Of course, there is nothing wrong with ‘thinking’ and remembering’ per se. We need to plan ahead and we need to remember – both for practical purposes and as part of being human. It’s the extra-curricular, unnecessary thinking that causes us suffering and confusion – and removes us from the rich and colourful stream of life.
And, perhaps surprisingly, staying with this experience of life, doesn’t require us to do anything special. Tejananda said that we didn’t need to fabricate a state of ‘oneness’ with everyone or everything, we just needed a simple knowing that ‘this is so’. That there is no separate me ‘in here’ and no separate others ‘out there’. And to see that every time a thought is allowed to take us away from the present moment, it separates us from our real experience – and alienates us from the world.
Of course it’s one thing seeing this on a meditation retreat and quite another practising the same thing in the hurly-burly of daily life. Yet, the same experience is available all the time wherever we are. And every time we see the thoughts that are separating us from the world is a step into the light. Every time we connect with our lived experience in each moment – be it pleasant, unpleasant or neutral – we also connect a little more with the richness of reality itself.

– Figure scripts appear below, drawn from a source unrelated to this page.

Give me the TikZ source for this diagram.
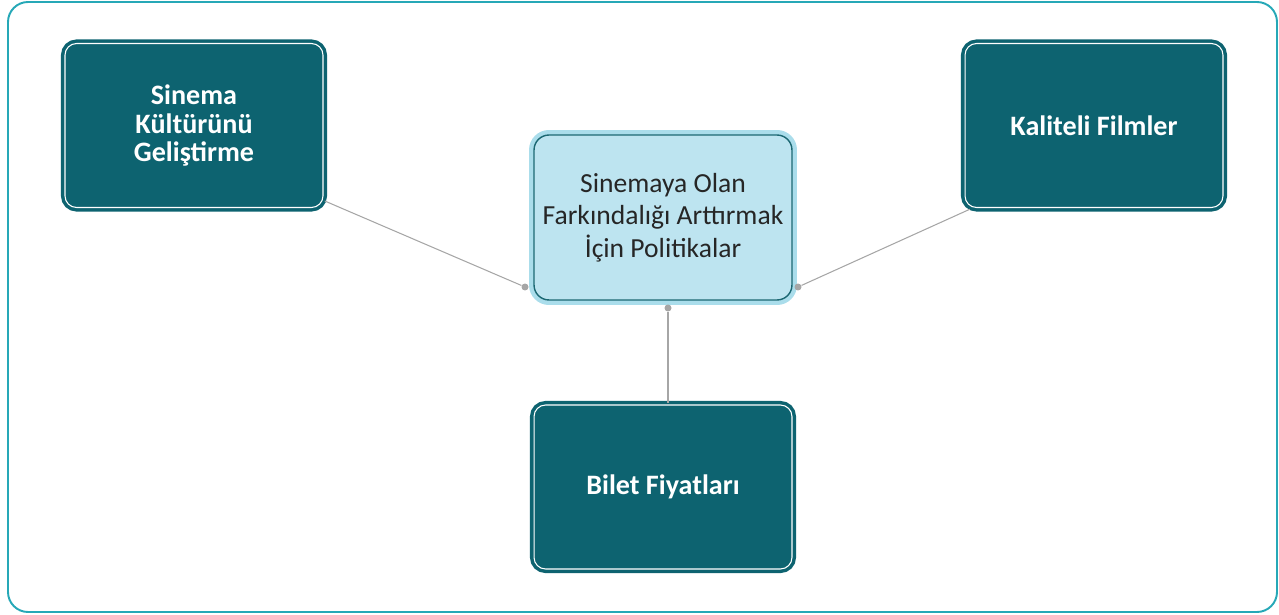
\documentclass[tikz,border=0pt]{standalone}
\usepackage{fontspec}
\setmainfont{Carlito}
\usetikzlibrary{positioning,calc}
\definecolor{polteal}{HTML}{0D6370}
\definecolor{polframe}{HTML}{26A8B7}
\definecolor{polsky}{HTML}{BDE4F0}
\definecolor{polhalo}{HTML}{AADDEB}
\definecolor{poledge}{HTML}{1C6873}
\definecolor{polgray}{HTML}{A6A6A6}
\definecolor{polink}{HTML}{262626}

\begin{document}
\begin{tikzpicture}[
  x=0.02cm,y=-0.02cm,
  topic/.style={rectangle,rounded corners=0.23cm,fill=polteal,draw=polteal,line width=2pt,double=white,double distance=0.6pt,minimum width=5.16cm,minimum height=3.28cm,align=center,text=white,font=\bfseries\fontsize{16}{16.5}\selectfont},
  hub/.style={rectangle,rounded corners=0.3cm,fill=polsky,draw=poledge,line width=0.8pt,preaction={draw=polhalo,line width=5.7pt},minimum width=5.16cm,minimum height=3.3cm,align=center,text=polink,font=\fontsize{15.7}{18.5}\selectfont},
  link/.style={draw=polgray,line width=0.6pt},
  dot/.style={circle,fill=polgray,inner sep=0pt,minimum size=0.14cm},
]
\useasboundingbox (0,0) rectangle (1279,615);
% outer frame
\draw[polframe,line width=1.1pt,rounded corners=0.4cm] (8,2) rectangle (1277,612);

\node[hub] (hub) at (663,217.5) {Sinemaya Olan\\Farkındalığı Arttırmak\\İçin Politikalar};
\node[topic] (cult) at (194,125.5) {Sinema\\Kültürünü\\Geliştirme};
\node[topic] (kal) at (1094,125.5) {Kaliteli Filmler};
\node[topic] (bil) at (663,487) {Bilet Fiyatları};

\node[dot] (dl) at (525,287) {};
\node[dot] (dr) at (798,287) {};
\node[dot] (db) at (668,308) {};
\draw[link] (dl) -- (cult.-30);
\draw[link] (dr) -- (kal.214);
\draw[link] (db) -- (db |- bil.north);
\end{tikzpicture}
\end{document}
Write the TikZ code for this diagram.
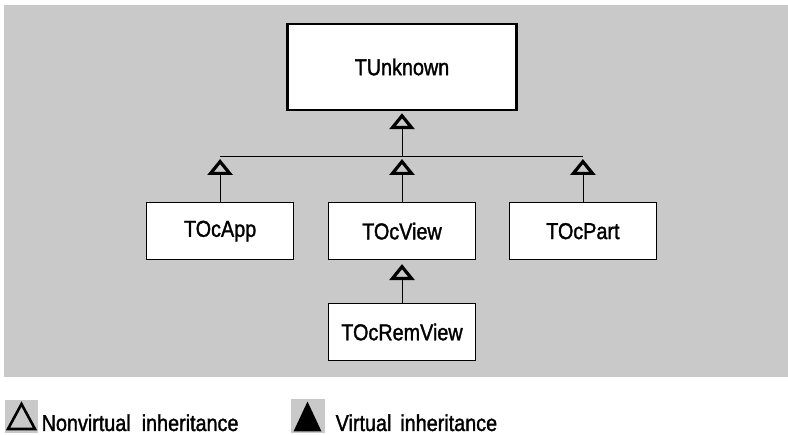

So, since the retreat, my practice is to try and keep returning to the present moment and my experience of it, wherever I am, whatever I am doing. A little bit like the Mindfulness of Breathing but practised off the mat as well as on, and coming back, not just to the breath, but to the whole of sense experience: embodied feelings, touching, tasting, smelling, hearing, seeing, thinking.
It isn’t easy, but I reckon that if I can just do this just a little, then, eventually, I might be able to do it more often and then one day… well who knows?
And, from now on, at least once each day I’m going to sit around for half an hour doing absolutely nothing – not meditating, not reading, not reflecting… just, in Tejananda’s words, simply being useless.
I’m embracing this with enthusiasm. After all, it has to be said that, that is my natural state… And yours too, I guess.